Executive compensation
Another area Democrats could target is the high pay for chief executive officers. House Democrats in their bill put limits on how much firms can write-off for the compensation of their top executives.
The House provision raises about $16.9 billion over a decade. Even if Democrats were to expand that proposal, it could only generate a small fraction of the revenue needed to cover the corporate-tax gap.
Restrict current breaks
One of the most revenue-rich maneuvers would be to dial back the long list of tax preferences already embedded in the tax code, including write-offs for buildings and equipment, deductions for employee stock compensation and tax credits for research and development.

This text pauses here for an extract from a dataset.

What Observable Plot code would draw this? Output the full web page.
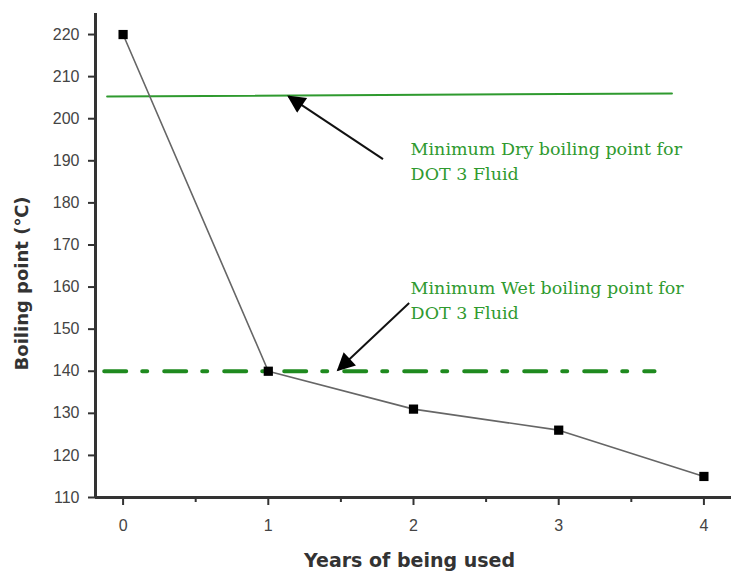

Eliminating those tax breaks could easily cover the $540 billion corporate-tax hole, but are so ingrained in the U.S. tax system it would be a political non-starter.
Even paring back some of the benefits creates some problems, said Marc Gerson, a former House tax aide who now chairs the tax department at law firm Miller & Chevalier. Curbing them picks winners and losers based on industry, whereas an across-the-board corporate-rate increase is a more evenly distributed tax hike, he said.
“There’s the potential for uneven results and it’s really challenging,” Gerson said.
For example, restricting the R&D credit would greatly harm manufacturers, but have little effect on financial services, which generally don’t qualify for the break on the same scale.
Democrats should also be cognizant that drafting nuanced tax policy quickly can lead to problems, said Garrett Watson, a senior policy analyst at the Tax Foundation, a right-leaning think tank. Republicans learned this in 2017 as they wrote their tax-cut bill facing a similar deadline crunch — and later found mistakes once the bill was already law.
“There’s the risk things look good now” but then lawmakers “in a few months realize there’s drafting error or an unintended consequence,” Watson said. “That’s a possibility with new and complicated policies.”